In the 13th edition of the same text, paragraph 352, page 220 “Measme of Damages – General and Special Damages” the authors say this:-

“Special damage on the other hand means the particular damage (beyond the general damag e) which results from the particular circumstances of the case, and of the plaintiffs’ claim to be compensated, for which he ought to give warning in his pleadings in order that there may be no surprise of the trial”.

In Ouma vs Nairobi City Council [1976] KLR 197 at page 304, the late Honourable Justice Chesoni – as he then was, while discussing the issue of special damages stated thus:-

“Here it simply means that for special damages to be awarded they must be pleaded and proved”.

“Thus for the plainti ff to succeed on a claim of special damages, he must plead it with sufficient particularly and must also prove it by evidence ”. (underlining mine).

In the present case, though the plaintiff gave particulars of special damage as regards loss of rent in the pleadings, certainty and particularity of proof were lacking in the evidence adduced. Here documents or receipts issued in receipt of money for rent were necessary to confirm what was earned from the shop and the rooms; but this was not done.

See also Ratcliff vs Evans (1892) 2 QC 524.

As regards cost of repairing the premises destroyed, the plaintiff and Gichuru Kangethe agreed that the same had not been repaired.

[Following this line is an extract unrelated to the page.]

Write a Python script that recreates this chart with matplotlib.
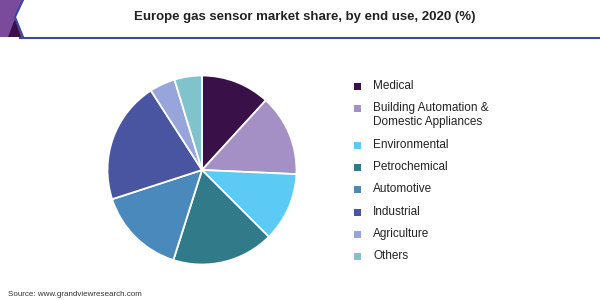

However, while the plaintiff claimed the sum of Kshs.200,000/= in the plaint, a report prepared by a firm of valuers (Dantu Investments) gave a figure of Kshs.391,500/= as a fair assessment of the cost of carrying out the necessary repairs to the building on plot number 16 Mukurwe Trading Centre.

Given that the plaint was drawn on 29th November, 1991 and the report made on 5th October, 2000 and that inflation must have taken its tell in the whole exercise, I am of the view that a sum of Kshs.391,500/= is a fair estimate of repair costs and that Judgement should and is hereby awarded to the plaintiff against the defendant with costs of the suit and interest to accrue from the date of filing suit.

This is the order of the court.

Delivered and dated this 13th day of June, 2001.